La maison conceptuelle
Ma surprise est grande quand j’apprends que ces quatre têtes créatives habitent toutes ensemble depuis quelques années. Soudainement, je comprends un peu mieux pourquoi le plus récent opus du groupe s’intitule Maison (et pourquoi la pièce Ça sent la maison me donne le goût de retourner en colocation avec 7 personnes dans un appartement beaucoup trop petit). Avec les années, Salut s’est donné un style de vie à la hauteur de leur démarche.
Au lieu de se piler sur les pieds, James, Martin, Vadim et Louis acceptent le processus de fusion inhérent à la cohabitation. « Si jamais on faisait un blind test entre nous quatre, on pourrait reconnaître très clairement qui a fait quoi. Mais à la fin, l’album c’est un gros pâté. On n’arrive plus à savoir qui a eu quelle idée ,» m’explique Martin. La concertation entre les membres va même encore plus loin que ça. « On prend les décisions à l’unanimité en fait, pas à la majorité. C’est-à-dire que si jamais il y a quelqu’un qui n’est pas content, il a droit de “mettre son veto”. On se fait confiance comme ça ».
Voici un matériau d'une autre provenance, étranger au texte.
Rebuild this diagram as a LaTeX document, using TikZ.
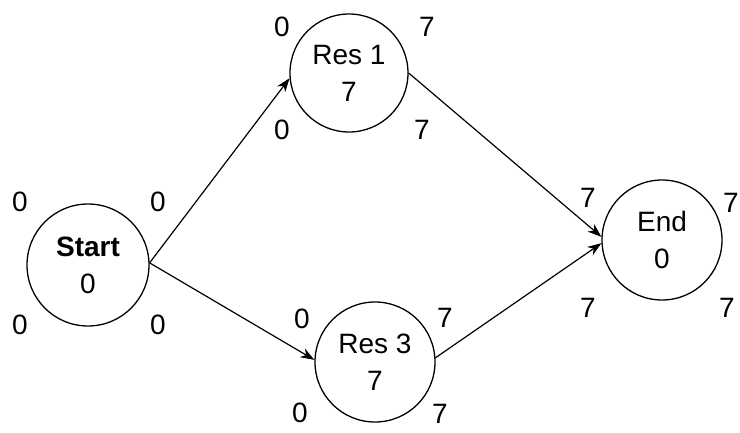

Salut c’est cool est censé être un groupe de musique, mais plus ça avance, plus j’ai l’impression d’être devant un projet de société. Je me souviens d’une phrase sur Canon des peurs : « J’ai peur pour les droits des transgenres ». Après avoir abandonné depuis longtemps l’idée que Salut fait dans l’humour ou dans l’absurde, je commence à sérieusement penser qu’un geste politique s’exprime (pas si subtilement) derrière leur art en d’apparence anodine. Martin m’éclaire.
« Il faut choisir ses moments et le faire pour le faire. Sinon tu fais autre chose. »
« Le politique est dans tout ce qu’on fait. Dans la manière dont on se comporte, dans ce qu’on dit. C’est politique de dire “Merci nature”, c’est politique de dire aux gens “Monte sur la scène avec moi, viens t’amuser avec moi et moi je descends m’amuser avec toi”. Tous nos actes parlent plus que, par exemple de dire “Moi je vote à gauche” ou “Moi je vote à droite” ».
Vie collective, approche consensuelle, performances scéniques qui brisent le quatrième mur. Le collectif partage une vision néo-démocratique-pro-joie dans leurs clips. Regarder des artefacts comme Crocosmaute (D.I.Y au possible), donne juste le goût d’aller s’amuser avec de la pâte à modeler toute la journée, quitte à caller malade à la job. Fait avéré : la chanson Bout de bois a incité des poignées de fans de Salut à aller se filmer dans la forêt… avec des bouts de bois.
Du concept vers le réel
Le soir même, pendant le spectacle, la bombe cool explose. L’idéal du collectif se manifeste dans l’extase de la foule qui scande toutes les chansons. Tout le monde est une fleur, ou aime que ça sente la maison, ou chante en choeur que le bout de bois est un sacré bout de bois. Un inconnu monte sur le stage et danse devant la foule en délire pendant au moins la moitié de spectacle. Nous sommes chez nous dans la maison de Salut c’est cool.
.jpg)
Après le show, alors que je me promène avec un ami pas trop loin d’un parc, j’accroche du bout de mon pied une branche tombée là au hasard. Je capote ma vie, prends la branche, propose à mon ami d’en tenir l’autre extrémité. On court, l’ami, la branche et moi en hurlant de joie, atteint par un optimisme qui se trouvait, tout ce temps-là, au coeur de chacune des chansons de Salut c’est cool. L’avenir ne pèse plus sur mes épaules et on dirait que j’ai assez d’énergie pour changer le monde deux ou trois fois.
Je me rappelle des sages paroles de James pendant nos entretiens.
“Il faut choisir ses moments et le faire pour le faire. Sinon tu fais autre chose.”